Flexibility and complexity
Amazon’s MyFlex platform allows employees to tailor benefits as circumstances change. Younger employees may prioritise healthcare coverage for parents. Others may focus on fertility treatment or childcare. Employees later in their careers may prioritise retirement planning.
The philosophy is straightforward: benefits should adapt to employees rather than expecting employees to adapt to fixed structures.
The flexibility sounds attractive. It also assumes employees can navigate increasingly complex choices. Workers who are financially literate or comfortable engaging with HR systems may benefit disproportionately, whilst others risk remaining underinsured or under-supported despite having broader options available.
Flexible benefits sound progressive.
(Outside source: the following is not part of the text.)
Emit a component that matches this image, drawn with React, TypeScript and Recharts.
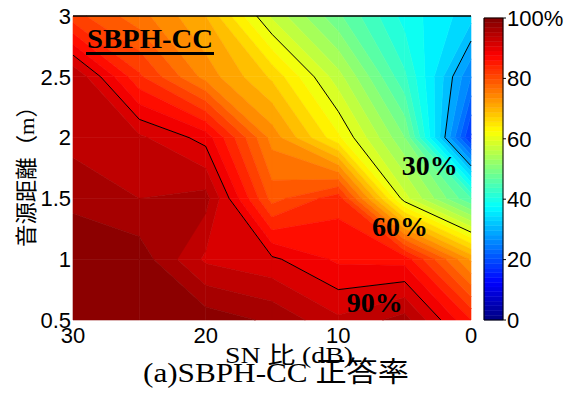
import React from 'react'
import { ScatterChart, Scatter, XAxis, YAxis, ReferenceArea, ReferenceDot, ReferenceLine } from 'recharts'

// grid: SN ratio (dB) x source distance (m), value = accuracy (%)
const snRatios = [30, 25, 20, 15, 10, 5, 0]
const distances = [0.5, 1, 1.5, 2, 2.5, 3]
const rateAt05 = [100, 100, 99, 97, 93, 96, 85]
const rateAt10 = [99, 99, 92, 90.5, 87, 86.5, 72]
const rateAt15 = [97, 95, 96, 79, 84, 58.5, 45]
const rateAt20 = [94, 93, 89, 74, 63, 50, 17]
const rateAt25 = [95, 83, 74, 67, 56, 43, 25]
const rateAt30 = [81, 76, 70, 57, 48, 39, 33.5]
const rateRows = [rateAt05, rateAt10, rateAt15, rateAt20, rateAt25, rateAt30]

const contourLevels = [30, 60, 90]
const contourLabels = [
  { sn: 3.1, dist: 1.77, text: '30%' },
  { sn: 5.35, dist: 1.27, text: '60%' },
  { sn: 7.25, dist: 0.64, text: '90%' },
]
const xTicks = [30, 20, 10, 0]
const yTicks = [0.5, 1, 1.5, 2, 2.5, 3]
const colorTicks = [0, 20, 40, 60, 80, 100]

const SANS = '"Liberation Sans", Arial, sans-serif'
const SERIF = '"Liberation Serif", "Noto Sans CJK JP", serif'
const BAND = 2.5

const clamp = (v: number) => Math.max(0, Math.min(1, v))
function jet(v: number) {
  const t = v / 100
  const r = clamp(1.5 - Math.abs(4 * t - 3))
  const g = clamp(1.5 - Math.abs(4 * t - 2))
  const b = clamp(1.5 - Math.abs(4 * t - 1))
  return `rgb(${Math.round(r * 255)},${Math.round(g * 255)},${Math.round(b * 255)})`
}

const nodes = distances.flatMap((d, i) => snRatios.map((sn, j) => ({ sn, dist: d, rate: rateRows[i][j] })))

interface Cell { key: string; snL: number; snR: number; dLo: number; dHi: number; vals: number[] }
const cells: Cell[] = []
for (let i = 0; i < distances.length - 1; i++) {
  for (let j = 0; j < snRatios.length - 1; j++) {
    cells.push({
      key: `${i}-${j}`,
      snL: snRatios[j], snR: snRatios[j + 1],
      dLo: distances[i], dHi: distances[i + 1],
      // tl, tr, br, bl
      vals: [rateRows[i + 1][j], rateRows[i + 1][j + 1], rateRows[i][j + 1], rateRows[i][j]],
    })
  }
}

function corners(x: number, y: number, w: number, h: number) {
  return [[x, y], [x + w, y], [x + w, y + h], [x, y + h]]
}

function bandPoly(cs: number[][], vals: number[], lo: number, hi: number) {
  const pts: number[][] = []
  for (let k = 0; k < 4; k++) {
    const [ax, ay] = cs[k]
    const [bx, by] = cs[(k + 1) % 4]
    const va = vals[k], vb = vals[(k + 1) % 4]
    if (va >= lo && va <= hi) pts.push([ax, ay])
    const ts: number[] = []
    for (const L of [lo, hi]) {
      if ((va < L && vb > L) || (va > L && vb < L)) ts.push((L - va) / (vb - va))
    }
    ts.sort((p, q) => p - q).forEach((t) => pts.push([ax + (bx - ax) * t, ay + (by - ay) * t]))
  }
  return pts
}

function CellFill(props: any) {
  const { x, y, width, height, vals } = props
  const cs = corners(x, y, width, height)
  const out: React.ReactNode[] = []
  for (let lo = 0; lo < 100; lo += BAND) {
    const pts = bandPoly(cs, vals, lo, lo + BAND)
    if (pts.length < 3) continue
    const c = jet(lo + BAND / 2)
    out.push(<polygon key={lo} points={pts.map((p) => p.join(',')).join(' ')} fill={c} stroke={c} strokeWidth={0.6} strokeLinejoin="round" />)
  }
  return <g>{out}</g>
}

function CellLines(props: any) {
  const { x, y, width, height, vals } = props
  const cs = corners(x, y, width, height)
  const out: React.ReactNode[] = []
  contourLevels.forEach((L) => {
    const pts: number[][] = []
    for (let k = 0; k < 4; k++) {
      const [ax, ay] = cs[k]
      const [bx, by] = cs[(k + 1) % 4]
      const va = vals[k], vb = vals[(k + 1) % 4]
      if ((va < L && vb >= L) || (va >= L && vb < L)) {
        const t = (L - va) / (vb - va)
        pts.push([ax + (bx - ax) * t, ay + (by - ay) * t])
      }
    }
    for (let s = 0; s + 1 < pts.length; s += 2) {
      out.push(<line key={`${L}-${s}`} x1={pts[s][0]} y1={pts[s][1]} x2={pts[s + 1][0]} y2={pts[s + 1][1]} stroke="#000" strokeWidth={1} />)
    }
  })
  return <g>{out}</g>
}

const colorSteps = Array.from({ length: 64 }, (_, k) => ({ lo: (k * 100) / 64, hi: ((k + 1) * 100) / 64 }))

export default function App() {
  return (
    <div style={{ position: 'absolute', left: 0, top: 0, width: 571, height: 396, background: '#fff' }}>
      <div style={{ position: 'absolute', left: 0, top: 0 }}>
        <ScatterChart width={571} height={396} margin={{ top: 16, right: 100, bottom: 46, left: 23 }}>
          <XAxis type="number" dataKey="sn" domain={[0, 30]} reversed ticks={xTicks} interval={0}
            allowDataOverflow axisLine={false} tickLine={false} tickSize={0} tickMargin={7} height={30}
            tick={{ fontSize: 22, fill: '#000', fontFamily: SANS }} />
          <YAxis type="number" dataKey="dist" domain={[0.5, 3]} ticks={yTicks} interval={0}
            allowDataOverflow axisLine={false} tickLine={false} tickSize={0} tickMargin={2} width={50}
            tick={{ fontSize: 22, fill: '#000', fontFamily: SANS }} />
          {cells.map((c) => (
            <ReferenceArea key={`f${c.key}`} x1={c.snL} x2={c.snR} y1={c.dLo} y2={c.dHi} ifOverflow="visible"
              shape={(p: any) => <CellFill {...p} vals={c.vals} />} />
          ))}
          {cells.map((c) => (
            <ReferenceArea key={`l${c.key}`} x1={c.snL} x2={c.snR} y1={c.dLo} y2={c.dHi} ifOverflow="visible"
              shape={(p: any) => <CellLines {...p} vals={c.vals} />} />
          ))}
          <ReferenceLine y={3} stroke="#000" strokeWidth={1.5} ifOverflow="visible" />
          {contourLabels.map((l) => (
            <ReferenceDot key={l.text} x={l.sn} y={l.dist} r={0} ifOverflow="visible"
              shape={(p: any) => (
                <text x={p.cx} y={p.cy} textAnchor="middle" dominantBaseline="central" fontFamily={SERIF}
                  fontWeight="bold" fontSize={28} fill="#000">{l.text}</text>
              )} />
          ))}
          <Scatter data={nodes} dataKey="rate" isAnimationActive={false} shape={() => <g />} />
        </ScatterChart>
      </div>
      <div style={{ position: 'absolute', left: 440, top: 0 }}>
        <ScatterChart width={131} height={396} margin={{ top: 18, right: 0, bottom: 76, left: 44 }}>
          <XAxis type="number" dataKey="x" domain={[0, 1]} hide />
          <YAxis type="number" dataKey="v" orientation="right" domain={[0, 100]} ticks={colorTicks} interval={0}
            tickFormatter={(v: number) => (v === 100 ? '100%' : String(v))} width={68}
            axisLine={false} tickSize={3} tickMargin={1} stroke="#000"
            tick={{ fontSize: 22, fill: '#000', fontFamily: SANS }} />
          {colorSteps.map((s) => (
            <ReferenceArea key={s.lo} x1={0} x2={1} y1={s.lo} y2={s.hi} fill={jet((s.lo + s.hi) / 2)}
              fillOpacity={1} stroke={jet((s.lo + s.hi) / 2)} strokeWidth={0.5} />
          ))}
          <ReferenceArea x1={0} x2={1} y1={0} y2={100} fill="none" stroke="#000" strokeWidth={1} />
          <Scatter data={colorTicks.map((v) => ({ x: 0.5, v }))} dataKey="v" isAnimationActive={false} shape={() => <g />} />
        </ScatterChart>
      </div>
      <svg width={571} height={396} style={{ position: 'absolute', left: 0, top: 0, pointerEvents: 'none' }}>
        <text x={87} y={48} fontFamily={SERIF} fontWeight="bold" fontSize={28} textLength={126}
          lengthAdjust="spacingAndGlyphs" fill="#000">SBPH-CC</text>
        <line x1={86} x2={214} y1={53.5} y2={53.5} stroke="#000" strokeWidth={3} />
        <text x={225} y={363} fontFamily={SERIF} fontSize={23} textLength={128}
          lengthAdjust="spacingAndGlyphs" fill="#000">SN 比 (dB)</text>
        <text x={143} y={382} fontFamily={SERIF} fontSize={28} textLength={266}
          lengthAdjust="spacingAndGlyphs" fill="#000">(a)SBPH-CC 正答率</text>
        <text transform="translate(26,171) rotate(-90)" textAnchor="middle" dominantBaseline="central"
          fontFamily={SERIF} fontSize={22} textLength={152} lengthAdjust="spacingAndGlyphs" fill="#000">音源距離（m）</text>
      </svg>
    </div>
  )
}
In practice, they often shift decision-making complexity onto employees least equipped to navigate it, widening rather than narrowing benefit gaps.
Psychological safety as infrastructure
Amazon increasingly frames well-being around three ideas: awareness, accessibility, and normalisation.
The first ensures employees know what exists. The second makes support easier to access. The third may be the hardest: creating an environment where employees feel comfortable using it.
This is where managers become critical. Chakraborty says the company invests in sensitising managers to respond empathetically and direct employees towards support systems appropriately.
Research consistently shows that manager behaviour predicts whether employees use available support more reliably than programme design or communication quality. A single dismissive response from a manager can render even the most comprehensive support system irrelevant.
Whether that consistency exists across a large organisation is more difficult to assess. Culture rarely operates uniformly at scale.
Listening as operating model
Underlying many of Amazon’s initiatives is Connections, a continuous employee-feedback mechanism designed to capture shifting needs and experiences.
The company frames well-being less as a fixed programme and more as an evolving operating system. Employees’ expectations change. Family structures change. Financial pressures change. Benefits designed for one workforce generation may not suit the next.
The more important question is whether listening mechanisms actually alter decisions. Collecting employee sentiment is relatively easy. Demonstrating that feedback changes policies is harder.
The broader shift
Amazon India’s approach reflects a broader shift in corporate thinking: employees are increasingly treated less as workers and more as ecosystems of financial, emotional, and family responsibilities.
The model is ambitious. It is also expensive, administratively complex, and easier for large technology firms than for most employers.
Still, the underlying logic is difficult to dismiss. If work increasingly absorbs emotional and cognitive bandwidth, employers may find that supporting employees alone is no longer sufficient. The pressures shaping performance often originate outside the workplace altogether.
Whether such expansive benefit models become mainstream corporate practice or remain concentrated among well-capitalised firms will become clearer when economic conditions tighten and benefit budgets come under greater scrutiny.